Required work:
Set the lines down again exactly, first line through the line that contains "from bokeh.resources import INLINE", with no pictures.

Information supplied:
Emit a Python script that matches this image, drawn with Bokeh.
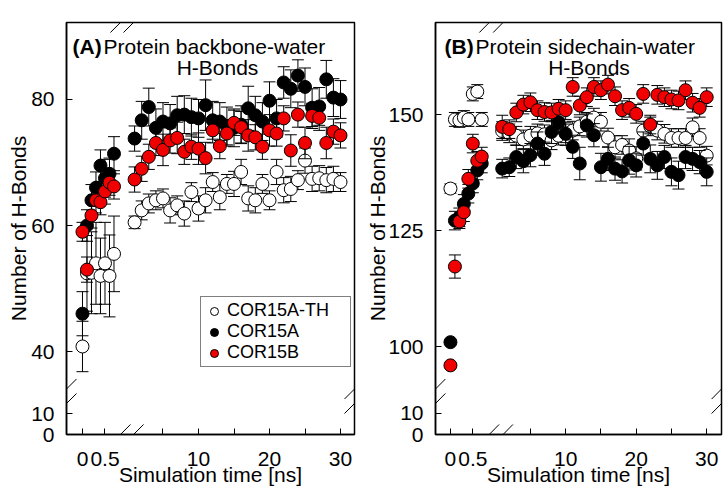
import numpy as np
from bokeh.plotting import figure
from bokeh.models import (Range1d, FixedTicker, Label, Legend, LegendItem, Arrow,
                          ColumnDataSource)
from bokeh.layouts import row
from bokeh.embed import file_html
from bokeh.resources import INLINE

# ---------------- data ----------------
SERIES = ["COR15A-TH", "COR15A", "COR15B"]
TIME_EARLY = [0.0, 0.1, 0.2, 0.3, 0.4, 0.5, 0.6, 0.7]          # ns (expanded segment)
TIME_MAIN = [1, 2, 3, 4, 5, 6, 7, 8, 9, 10, 11, 12, 13, 14, 15,
             16, 17, 18, 19, 20, 21, 22, 23, 24, 25, 26, 27, 28, 29, 30]

# Panel A: backbone-water H-bonds
A_TH_EARLY = [40.8, 52.4, 52.5, 54.0, 52.0, 54.0, 52.0, 55.5]
A_TH_EARLY_ERR = [4.0, 6.0, 6.5, 6.5, 6.0, 6.5, 6.5, 6.0]
A_15A_EARLY = [46.0, 60.0, 64.0, 66.0, 69.5, 67.5, 68.2, 71.4]
A_15A_EARLY_ERR = [3.5, 2.5, 2.5, 2.5, 2.5, 3.0, 2.5, 2.7]
A_15B_EARLY = [59.0, 53.0, 61.6, 64.0, 63.7, 65.4, 66.8, 66.2]
A_15B_EARLY_ERR = [1.5, 2.0, 2.0, 2.0, 2.0, 2.0, 2.0, 2.0]

A_TH_MAIN = [60.5, 62.4, 63.5, 64.0, 64.3, 62.4, 63.2, 61.9, 65.3, 62.7,
             64.0, 66.9, 64.5, 66.6, 66.6, 68.5, 64.3, 64.0, 66.6, 64.0,
             68.5, 65.6, 65.8, 67.2, 70.3, 67.4, 67.5, 67.2, 67.4, 66.9]
A_TH_MAIN_ERR = [1.0, 1.5, 1.5, 1.5, 1.5, 2.0, 1.5, 2.0, 1.5, 2.0,
                 2.0, 1.5, 2.0, 1.5, 2.0, 2.0, 2.0, 2.0, 1.5, 1.5,
                 2.0, 2.0, 2.0, 1.5, 2.0, 2.0, 2.0, 2.0, 2.0, 1.5]
A_15A_MAIN = [73.8, 76.7, 78.8, 75.5, 76.5, 76.2, 77.5, 77.6, 77.2, 77.0,
              79.1, 76.7, 76.5, 75.8, 75.5, 76.0, 78.6, 77.5, 76.5, 79.8,
              77.0, 82.7, 81.7, 83.8, 82.0, 78.7, 78.9, 83.2, 80.3, 80.0]
A_15A_MAIN_ERR = [2.0, 3.0, 3.0, 3.0, 3.0, 3.0, 3.0, 3.0, 3.0, 3.0,
                  4.0, 3.0, 3.0, 3.0, 3.0, 3.0, 3.5, 3.0, 3.0, 3.0,
                  3.0, 2.5, 3.0, 2.5, 3.0, 3.0, 3.0, 3.0, 3.0, 3.0]
A_15B_MAIN = [67.3, 69.0, 70.9, 73.1, 72.0, 73.5, 73.9, 71.7, 72.5, 72.2,
              70.7, 75.1, 72.6, 74.6, 76.3, 75.6, 74.3, 74.0, 72.5, 75.1,
              74.6, 77.0, 71.9, 77.6, 73.1, 77.4, 77.1, 73.1, 74.9, 74.3]
A_15B_MAIN_ERR = [2.0, 2.0, 2.0, 2.0, 2.5, 2.0, 2.5, 2.0, 2.0, 2.5,
                  2.5, 2.0, 2.0, 2.0, 2.0, 2.5, 2.5, 2.0, 2.0, 2.5,
                  2.0, 2.0, 2.5, 2.0, 2.5, 2.0, 2.0, 2.5, 2.0, 2.0]

# Panel B: sidechain-water H-bonds
B_TH_EARLY = [134.1, 149.0, 148.8, 149.4, 149.0, 154.5, 155.0, 149.0]
B_TH_EARLY_ERR = [1.0, 1.5, 1.5, 1.5, 1.5, 1.5, 1.5, 1.5]
B_15A_EARLY = [101.0, 127.2, 127.9, 130.8, 133.0, 135.2, 138.0, 139.5]
B_15A_EARLY_ERR = [0.5, 2.0, 2.0, 2.0, 2.0, 2.0, 2.0, 2.0]
B_15B_EARLY = [96.0, 117.3, 127.0, 129.0, 136.2, 143.8, 140.1, 141.0]
B_15B_EARLY_ERR = [0.5, 2.5, 1.5, 2.0, 2.0, 2.0, 2.0, 2.0]

B_TH_MAIN = [146.5, 146.0, 145.5, 144.7, 145.5, 146.0, 145.8, 144.5, 145.5, 146.0,
             146.6, 147.5, 148.5, 149.4, 148.5, 145.1, 143.0, 143.5, 142.3, 140.6,
             146.6, 147.5, 146.6, 145.9, 145.0, 145.0, 145.0, 147.3, 145.0, 141.2]
B_TH_MAIN_ERR = [2.0, 2.0, 2.0, 2.0, 2.0, 2.0, 2.0, 2.0, 2.0, 2.0,
                 2.0, 2.0, 2.0, 2.0, 2.0, 2.0, 2.5, 2.0, 2.5, 2.5,
                 2.0, 2.0, 2.0, 2.0, 2.0, 2.0, 2.0, 2.0, 2.0, 2.0]
B_15A_MAIN = [138.4, 138.7, 140.9, 140.0, 141.3, 143.8, 141.6, 146.3, 148.4, 145.9,
              143.1, 139.5, 147.7, 145.6, 138.7, 140.5, 138.4, 137.8, 140.2, 139.1,
              143.8, 140.5, 139.1, 140.9, 137.7, 137.0, 140.9, 140.5, 139.8, 137.7]
B_15A_MAIN_ERR = [2.0, 2.0, 2.5, 2.5, 2.5, 2.5, 2.5, 2.5, 2.5, 2.5,
                  2.5, 3.5, 2.5, 2.5, 3.0, 2.5, 2.5, 2.5, 3.0, 2.5,
                  2.5, 3.0, 3.0, 2.5, 3.0, 3.0, 2.5, 2.5, 2.5, 3.0]
B_15B_MAIN = [147.4, 146.9, 150.5, 152.2, 152.7, 151.0, 150.6, 150.5, 151.3, 151.0,
              156.0, 152.0, 153.8, 156.0, 155.3, 156.5, 154.0, 151.0, 151.5, 150.2,
              154.5, 147.9, 154.3, 153.8, 153.3, 153.1, 155.3, 152.6, 151.5, 153.8]
B_15B_MAIN_ERR = [2.5, 2.0, 2.0, 2.0, 2.0, 2.0, 2.0, 2.0, 2.0, 2.0,
                  2.0, 2.0, 2.0, 2.0, 2.0, 2.0, 2.0, 2.0, 2.0, 2.0,
                  2.0, 2.0, 2.0, 2.0, 2.0, 2.0, 2.0, 2.0, 2.0, 2.0]

X_TICKS_EARLY = [0.0, 0.5]
X_TICK_LABELS_EARLY = ["0", "0.5"]
X_TICKS_MAIN = [5, 10, 15, 20, 25, 30]
X_TICK_LABELS_MAIN = ["", "10", "", "20", "", "30"]

# ---------------- styling / axis-break geometry ----------------
FONT = "Liberation Sans"
FILLS = ["white", "black", "#f00000"]
X_EARLY_ZERO = -6.34    # display position of t = 0 in the expanded early segment
X_EARLY_SCALE = 6.34    # display units per ns in the early segment


def early_x(t):
    return X_EARLY_ZERO + X_EARLY_SCALE * np.asarray(t, dtype=float)


def make_panel(width, border_left, border_right, xr, yr, y_low_ticks, y_main_ticks,
               series, tag, title, title_pos, ylabel_standoff, breaks, legend_loc=None):
    p = figure(width=width, height=488, x_range=Range1d(*xr), y_range=Range1d(*yr),
               output_backend="svg", toolbar_location=None,
               min_border_left=border_left, min_border_right=border_right,
               min_border_top=22, min_border_bottom=54)
    p.xgrid.visible = False
    p.ygrid.visible = False
    p.outline_line_color = "black"
    p.outline_line_width = 1.5
    p.background_fill_color = "white"
    p.border_fill_color = "white"

    # x axis (broken): early segment + main segment
    xt = list(early_x(X_TICKS_EARLY)) + X_TICKS_MAIN
    xl = X_TICK_LABELS_EARLY + X_TICK_LABELS_MAIN
    p.xaxis.ticker = FixedTicker(ticks=xt, minor_ticks=[])
    p.xaxis.major_label_overrides = {k: v for k, v in zip(xt, xl)}
    # y axis (broken): low segment 0,10 + main segment
    (y0d, y10d) = y_low_ticks
    yt = [y0d, y10d] + y_main_ticks
    yl = ["0", "10"] + [str(v) for v in y_main_ticks]
    p.yaxis.ticker = FixedTicker(ticks=yt, minor_ticks=[])
    p.yaxis.major_label_overrides = {k: v for k, v in zip(yt, yl)}
    for ax in (p.xaxis[0], p.yaxis[0]):
        ax.axis_line_width = 1.5
        ax.axis_line_color = "black"
        ax.major_tick_in = 6
        ax.major_tick_out = 0
        ax.major_tick_line_color = "black"
        ax.minor_tick_in = 0
        ax.minor_tick_out = 0
        ax.major_label_text_font = FONT
        ax.major_label_text_font_size = "21px"
        ax.major_label_text_color = "black"
        ax.axis_label_text_font = FONT
        ax.axis_label_text_font_size = "21px"
        ax.axis_label_text_font_style = "normal"
        ax.axis_label_text_color = "black"
    p.xaxis.major_label_standoff = 17
    p.yaxis.major_label_standoff = 12
    p.xaxis.axis_label = "Simulation time [ns]"
    p.xaxis.axis_label_standoff = -6
    p.yaxis.axis_label = "Number of H-Bonds"
    p.yaxis.axis_label_standoff = ylabel_standoff

    renderers = []
    for (ev, ee, mv, me), fill in zip(series, FILLS):
        x = np.concatenate([early_x(TIME_EARLY), np.asarray(TIME_MAIN, float)])
        v = np.concatenate([np.asarray(ev, float), np.asarray(mv, float)])
        e = np.concatenate([np.asarray(ee, float), np.asarray(me, float)])
        src = ColumnDataSource(dict(x=x, y=v, lo=v - e, hi=v + e))
        p.segment(x0="x", y0="lo", x1="x", y1="hi", source=src,
                  line_color="black", line_width=1)
        p.scatter(x="x", y="lo", marker="dash", size=12, source=src,
                  line_color="black", line_width=1)
        p.scatter(x="x", y="hi", marker="dash", size=12, source=src,
                  line_color="black", line_width=1)
        r = p.scatter(x="x", y="y", marker="circle", size=13, source=src,
                      fill_color=fill, line_color="black", line_width=1)
        renderers.append(r)

    # axis break marks
    for (xs, ys, xe, ye) in breaks:
        p.add_layout(Arrow(end=None, x_start=xs, y_start=ys, x_end=xe, y_end=ye,
                           line_color="black", line_width=1))

    # panel titles inside the frame
    tx_tag, tx_title, tx_line2, ty1, ty2 = title_pos
    p.add_layout(Label(x=tx_tag, y=ty1, x_units="screen", y_units="screen", text=tag,
                       text_font=FONT, text_font_size="21px", text_font_style="bold",
                       text_color="black", text_baseline="alphabetic"))
    p.add_layout(Label(x=tx_title, y=ty1, x_units="screen", y_units="screen", text=title,
                       text_font=FONT, text_font_size="21px", text_color="black",
                       text_baseline="alphabetic"))
    p.add_layout(Label(x=tx_line2, y=ty2, x_units="screen", y_units="screen", text="H-Bonds",
                       text_font=FONT, text_font_size="21px", text_color="black",
                       text_baseline="alphabetic", text_align="center"))

    if legend_loc is not None:
        legend = Legend(items=[LegendItem(label=n, renderers=[r]) for n, r in zip(SERIES, renderers)],
                        location=legend_loc, orientation="vertical",
                        border_line_color="black", border_line_width=1.5,
                        background_fill_color="white", background_fill_alpha=1.0,
                        padding=3, spacing=0, margin=0,
                        glyph_width=20, glyph_height=20, label_standoff=3,
                        label_width=120, label_height=20,
                        label_text_font=FONT, label_text_font_size="18px",
                        label_text_color="black")
        p.add_layout(legend)
    return p


# Panel A geometry (display units: x in ns of main segment, y in H-bonds of main segment)
A_XR = (-8.59, 31.97)
A_YR = (26.83, 92.22)
A_DX, A_DY = 1.41, 1.59
A_BREAKS = []
for cx in (-0.99, 0.85):
    for cy in A_YR:
        A_BREAKS.append((cx - A_DX, cy - A_DY, cx + A_DX, cy + A_DY))
for cy in (34.05, 31.75):
    for cx in A_XR:
        A_BREAKS.append((cx - A_DX, cy - A_DY, cx + A_DX, cy + A_DY))

B_XR = (-8.46, 32.1)
B_YR = (81.10, 169.89)
B_DX, B_DY = 1.40, 2.16
B_BREAKS = []
for cx in (-0.84, 1.12):
    for cy in B_YR:
        B_BREAKS.append((cx - B_DX, cy - B_DY, cx + B_DX, cy + B_DY))
for cy in (90.90, 87.78):
    for cx in B_XR:
        B_BREAKS.append((cx - B_DX, cy - B_DY, cx + B_DX, cy + B_DY))

pA = make_panel(363, 66, 9, A_XR, A_YR, (26.83, 30.16), [40, 60, 80],
                [(A_TH_EARLY, A_TH_EARLY_ERR, A_TH_MAIN, A_TH_MAIN_ERR),
                 (A_15A_EARLY, A_15A_EARLY_ERR, A_15A_MAIN, A_15A_MAIN_ERR),
                 (A_15B_EARLY, A_15B_EARLY_ERR, A_15B_MAIN, A_15B_MAIN_ERR)],
                "(A)", "Protein backbone-water", (6, 37, 151, 388, 367),
                -2, A_BREAKS, legend_loc=(134, 67))
pB = make_panel(363, 68, 5, B_XR, B_YR, (81.10, 85.63), [100, 125, 150],
                [(B_TH_EARLY, B_TH_EARLY_ERR, B_TH_MAIN, B_TH_MAIN_ERR),
                 (B_15A_EARLY, B_15A_EARLY_ERR, B_15A_MAIN, B_15A_MAIN_ERR),
                 (B_15B_EARLY, B_15B_EARLY_ERR, B_15B_MAIN, B_15B_MAIN_ERR)],
                "(B)", "Protein sidechain-water", (9, 40, 153.5, 388, 367),
                -4, B_BREAKS)

layout = row(pA, pB, spacing=0)
open("out.html", "w").write(file_html(layout, INLINE))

Exercise answer:
Emit a Python script that matches this image, drawn with Bokeh.
import numpy as np
from bokeh.plotting import figure
from bokeh.models import (Range1d, FixedTicker, Label, Legend, LegendItem, Arrow,
                          ColumnDataSource)
from bokeh.layouts import row
from bokeh.embed import file_html
from bokeh.resources import INLINE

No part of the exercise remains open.